When I arrived, Billie was in the driveway to the barn, turning circles with a small shotgun in her hands.
She grabbed me by the arm and rested her forehead on my shoulder, with a big sob, she says, “I am so glad to see you, Doc.”
“What going on, Billie?” I asked.
“That damn little worthless mule has gone berserk,” Billie said. “He has been attacking the calves. Not little nips like he did with the cows. He was picking these calves up by the back of their neck and throwing them in the air. Then he was falling on them with knees. I know he was trying to kill them.”
I glanced out in the field by the barn. All the calves up and moving with their mothers. The cows milling around in wide circles, obviously upset.
“I am here all alone,” Billie said. “I had no idea what to do. I called your office and then decided I needed to shoot the worthless thing. We have a whole house full of guns, and I don’t know a thing about any of them.”

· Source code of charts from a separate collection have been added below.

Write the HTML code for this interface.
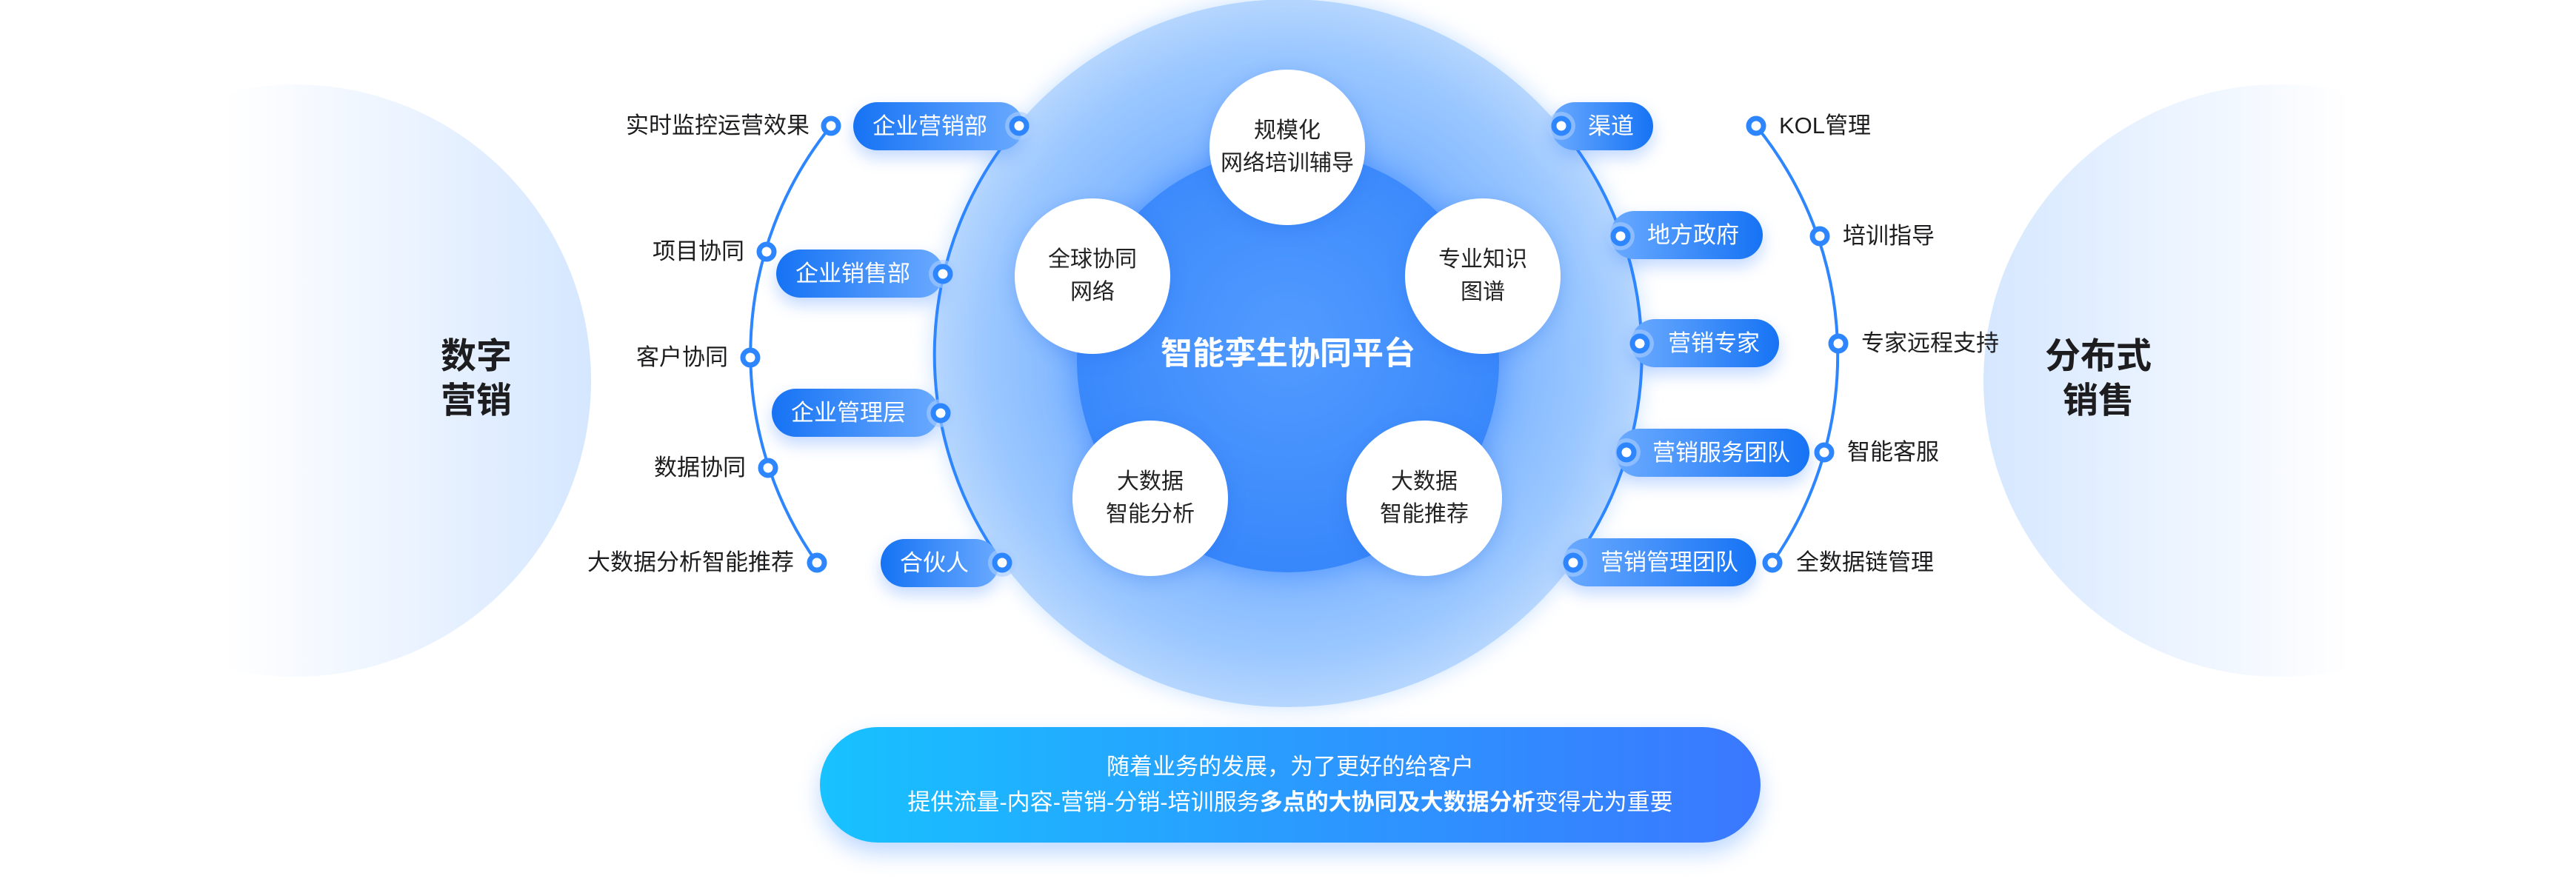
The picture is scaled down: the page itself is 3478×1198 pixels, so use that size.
<!DOCTYPE html>
<html><head><meta charset="utf-8"><style>
*{margin:0;padding:0;box-sizing:border-box}
body{width:3478px;height:1198px;background:#fff;position:relative;overflow:hidden;font-family:"Liberation Sans","Noto Sans CJK SC",sans-serif}
.abs{position:absolute}
.bub{position:absolute;width:800px;height:800px;border-radius:50%;top:114px}
.big{position:absolute;font-size:48px;font-weight:bold;color:#1d1d1f;line-height:60px;text-align:center;width:200px}
.pill{position:absolute;height:65px;border-radius:33px;color:#fff;font-size:31px;line-height:65px;box-shadow:0 10px 22px rgba(40,120,255,.28)}
.pl{background:linear-gradient(90deg,#1673f4,#6aaaff);padding-left:26px}
.pr{background:linear-gradient(90deg,#6aaaff,#1673f4);padding-left:50px}
.lab{position:absolute;font-size:31px;color:#1d1d1f;line-height:40px;white-space:nowrap}
.sat{position:absolute;width:210px;height:210px;border-radius:50%;background:#fff;box-shadow:0 6px 24px rgba(30,100,230,.25);font-size:30px;line-height:44px;color:#222;display:flex;align-items:center;justify-content:center;text-align:center}
</style></head><body>
<div class="bub" style="left:-2px;background:linear-gradient(90deg,#fff 38%,#eef5ff 65%,#d5e7ff 100%)"></div>
<div class="bub" style="left:2678px;background:linear-gradient(270deg,#fff 38%,#eef5ff 65%,#d5e7ff 100%)"></div>
<div class="big" style="left:543px;top:452px">数字<br>营销</div>
<div class="big" style="left:2733px;top:452px">分布式<br>销售</div>

<div class="abs" style="left:1261px;top:-1px;width:956px;height:956px;border-radius:50%;background:radial-gradient(circle,#6aa9ff 0%,#7cb4ff 40%,#9ac7ff 60%,#c8e0fe 78%,#eef6ff 90%,#c0dbff 96%,#94c1ff 100%);box-shadow:0 0 30px rgba(120,180,255,.4)"></div>
<div class="abs" style="left:1454px;top:203px;width:570px;height:570px;border-radius:50%;background:radial-gradient(circle at 50% 45%,#529bff,#3988fb 70%,#3182f8);box-shadow:0 0 40px rgba(40,120,255,.55)"></div>
<div class="abs" style="left:1539px;top:448px;width:400px;text-align:center;color:#fff;font-weight:bold;font-size:43px;line-height:60px">智能孪生协同平台</div>

<div class="sat" style="left:1633px;top:94px">规模化<br>网络培训辅导</div>
<div class="sat" style="left:1370px;top:268px">全球协同<br>网络</div>
<div class="sat" style="left:1897px;top:268px">专业知识<br>图谱</div>
<div class="sat" style="left:1448px;top:568px">大数据<br>智能分析</div>
<div class="sat" style="left:1818px;top:568px">大数据<br>智能推荐</div>

<svg class="abs" style="left:0;top:0" width="3478" height="1198">
<g fill="none" stroke="#2e86ff" stroke-width="4">
<path d="M1375 170 A478 478 0 0 0 1353 760"/>
<path d="M2105 170 A478 478 0 0 1 2124 760"/>
<path d="M1122 170 A489.5 489.5 0 0 0 1103 760"/>
<path d="M2371 170 A490 490 0 0 1 2393 760"/>
</g>
<g fill="#fff" stroke="#2e86ff" stroke-width="7">
<circle cx="1122" cy="170" r="10"/><circle cx="1035" cy="340" r="10"/><circle cx="1013" cy="483" r="10"/><circle cx="1037" cy="632" r="10"/><circle cx="1103" cy="760" r="10"/>
<circle cx="2371" cy="170" r="10"/><circle cx="2457" cy="319" r="10"/><circle cx="2482" cy="464" r="10"/><circle cx="2463" cy="611" r="10"/><circle cx="2393" cy="760" r="10"/>
</g>
</svg>

<div class="pill pl" style="left:1152px;top:138px;width:230px">企业营销部</div>
<div class="pill pl" style="left:1048px;top:337px;width:226px">企业销售部</div>
<div class="pill pl" style="left:1042px;top:525px;width:226px">企业管理层</div>
<div class="pill pl" style="left:1189px;top:728px;width:160px">合伙人</div>
<div class="pill pr" style="left:2094px;top:138px;width:138px">渠道</div>
<div class="pill pr" style="left:2174px;top:285px;width:206px">地方政府</div>
<div class="pill pr" style="left:2202px;top:431px;width:200px">营销专家</div>
<div class="pill pr" style="left:2181px;top:579px;width:262px">营销服务团队</div>
<div class="pill pr" style="left:2111px;top:727px;width:260px">营销管理团队</div>
<svg class="abs" style="left:0;top:0" width="3478" height="1198">
<g fill="rgba(170,205,255,.6)">
<circle cx="1376" cy="170" r="19"/><circle cx="1273" cy="370" r="19"/><circle cx="1270" cy="558" r="19"/><circle cx="1353" cy="760" r="19"/>
<circle cx="2108" cy="170" r="19"/><circle cx="2188" cy="319" r="19"/><circle cx="2214" cy="464" r="19"/><circle cx="2196" cy="611" r="19"/><circle cx="2124" cy="760" r="19"/>
</g>
<g fill="#fff" stroke="#2e86ff" stroke-width="7">
<circle cx="1376" cy="170" r="10"/><circle cx="1273" cy="370" r="10"/><circle cx="1270" cy="558" r="10"/><circle cx="1353" cy="760" r="10"/>
<circle cx="2108" cy="170" r="10"/><circle cx="2188" cy="319" r="10"/><circle cx="2214" cy="464" r="10"/><circle cx="2196" cy="611" r="10"/><circle cx="2124" cy="760" r="10"/>
</g>
</svg>

<div class="lab" style="right:2385px;top:150px">实时监控运营效果</div>
<div class="lab" style="right:2473px;top:320px">项目协同</div>
<div class="lab" style="right:2495px;top:463px">客户协同</div>
<div class="lab" style="right:2471px;top:612px">数据协同</div>
<div class="lab" style="right:2406px;top:740px">大数据分析智能推荐</div>
<div class="lab" style="left:2402px;top:150px">KOL管理</div>
<div class="lab" style="left:2488px;top:299px">培训指导</div>
<div class="lab" style="left:2513px;top:444px">专家远程支持</div>
<div class="lab" style="left:2494px;top:591px">智能客服</div>
<div class="lab" style="left:2425px;top:740px">全数据链管理</div>

<div class="abs" style="left:1107px;top:982px;width:1270px;height:156px;border-radius:78px;background:linear-gradient(90deg,#17c2ff,#2a9bff 50%,#3a78ff);box-shadow:0 14px 30px rgba(40,130,255,.3);color:#fff;font-size:31px;line-height:48px;text-align:center;padding-top:30px">
随着业务的发展，为了更好的给客户<br>提供流量-内容-营销-分销-培训服务<b>多点的大协同及大数据分析</b>变得尤为重要
</div>
</body></html>
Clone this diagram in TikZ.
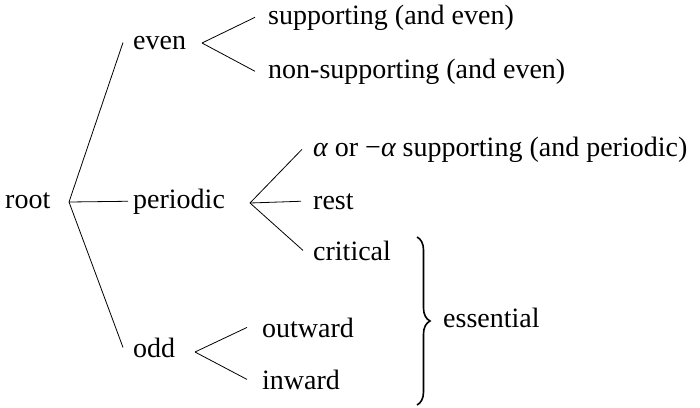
\documentclass[tikz,border=0pt]{standalone}
\usepackage{fontspec}
\setmainfont{Liberation Serif}
\usetikzlibrary{decorations.pathreplacing}
\begin{document}
\begin{tikzpicture}[x=1pt,y=-1pt,
  lbl/.style={inner sep=0pt,anchor=base west,font=\fontsize{28}{34}\selectfont},
  edge/.style={line width=0.8pt,black},
  bracestyle/.style={line width=1.6pt,decorate,decoration={brace,amplitude=13pt}}]
\useasboundingbox (0,0) rectangle (700,407);
% nodes
\node[lbl] (root) at (5,208) {root};
\node[lbl] (even) at (133,49) {even};
\node[lbl] (periodic) at (133,208) {periodic};
\node[lbl] (odd) at (133,357) {odd};
\node[lbl] (supp) at (268,24) {supporting (and even)};
\node[lbl] (nonsupp) at (268,78) {non-supporting (and even)};
\node[lbl] (alpha) at (313,156) {{\itshape α} or −{\itshape α} supporting (and periodic)};
\node[lbl] (rest) at (313,209) {rest};
\node[lbl] (critical) at (313,260) {critical};
\node[lbl] (outward) at (262,337) {outward};
\node[lbl] (inward) at (262,389) {inward};
\node[lbl] (essential) at (443,327) {essential};
% apex coordinates
\coordinate (rootapex) at (69,202);
\coordinate (evenapex) at (202,43);
\coordinate (perapex) at (250,203);
\coordinate (oddapex) at (195,352);
\coordinate (bracetop) at (417,237);
\coordinate (bracebot) at (417,405);
% connectors
\draw[edge] (rootapex) -- ([xshift=-10pt]even.west);
\draw[edge] (rootapex) -- ([xshift=-5pt]periodic.west);
\draw[edge] (rootapex) -- ([xshift=-10pt]odd.west);
\draw[edge] (evenapex) -- ([xshift=-13pt]supp.west);
\draw[edge] (evenapex) -- ([xshift=-13pt]nonsupp.west);
\draw[edge] (perapex) -- ([xshift=-11pt]alpha.west);
\draw[edge] (perapex) -- ([xshift=-12pt]rest.west);
\draw[edge] (perapex) -- ([xshift=-10pt]critical.west);
\draw[edge] (oddapex) -- ([xshift=-15pt]outward.west);
\draw[edge] (oddapex) -- ([xshift=-15pt]inward.west);
% brace
\draw[bracestyle] (bracetop) -- (bracebot);
\end{tikzpicture}
\end{document}
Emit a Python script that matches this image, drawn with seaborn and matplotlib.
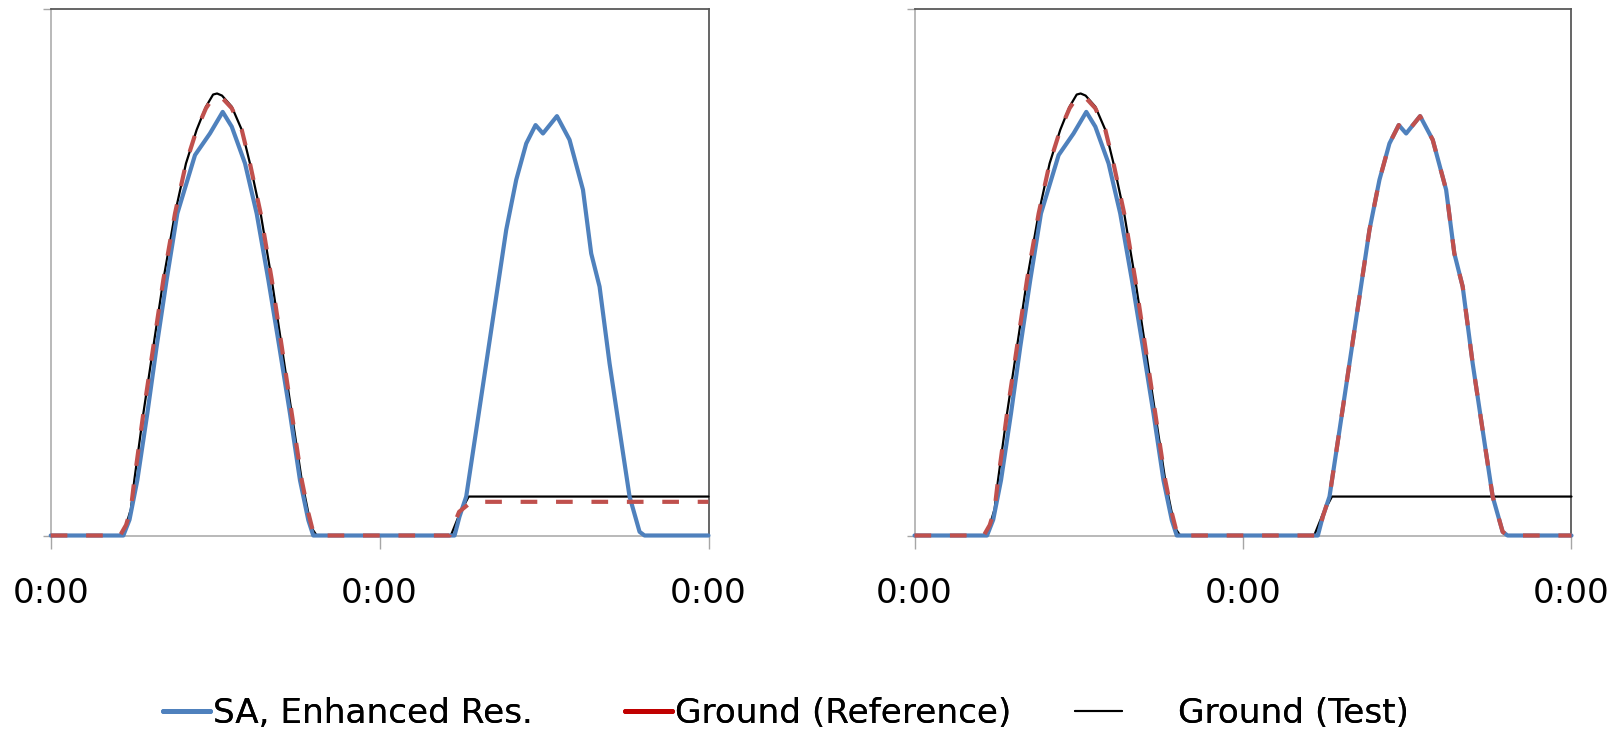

I reached out and took the small shotgun out of her hands. If she didn’t know anything about guns, it would be safer in my hands while she was telling the story.
“I grabbed this gun, and then I didn’t know what shells fit it,” Billie said.
I looked at the gun. It was a single shot 410. I opened the breach, and there was a 30-30 shell in the chamber. It had been fired.
“Is this what you used to shoot at him?” I asked.
“Yes, that is the only thing that I could find the would fit into the thing,” Billie said. “I came out here and pointed it at him and pulled the trigger. I don’t think I hit anything, but he must know a gunshot. He stopped right now. I was trying to decide what to do next when you pulled into the driveway.”
Billie grabbed my arm again, “I was never so happy to see somebody.”
“Billie, this is a rifle cartridge that you shot in a shotgun,” I said. “You are probably lucking this little gun didn’t blow up with you.”
“It was the only thing that I could find that fit,” Bille said.
“I will go out and check the calves,” I said. “I guess I should check the mule also, just to make sure there isn’t a bullet hole in him somewhere.”
“You can look at him, but we are not going to spend any money on him,” Billie said. “The boys are just going have to find another home him. He is done at this place.”
“I will walk through the calves and just make sure there are no major injuries,” I said. “They all look good from here. I will run the mule into the barn and close the gate. You don’t need to have any more excitement this afternoon. When will Bill be home.”
“Bill is out of town for a couple of days,” Billie said. “I have Larry called, and he will come out when he is off this afternoon. But if you can get that jackass into the barn, I would appreciate it.”
I walked through the calves. The cows were all upset and reluctant to give me much access. Everyone was moving well and looked okay. There were a couple of scrapes on the back of the neck on a couple of calves. There was no way to deal the that this afternoon.
The mule was a sucker for a can of grain, and he followed me into the loafing shed side of the barn. I was able to get the gate closed and latched. He was not happy when he realized that he was trapped in there. He just didn’t understand how lucky he was that Bill wasn’t home. Bill was a crack shot, a marine veteran who fought in the Pacific during WWII. He would not have missed.
“I think the calves are okay,” I said as I returned from the barn. “There are a couple of scrapes, but I think those will heal without any treatment. The mule is secured. He might need some water. You might have Larry check that when he gets here.”
“It is the other boys who I am going to call right now,” Billie said. “They are going have to be out here tonight or tomorrow and move that guy somewhere. His welcome here has expired.”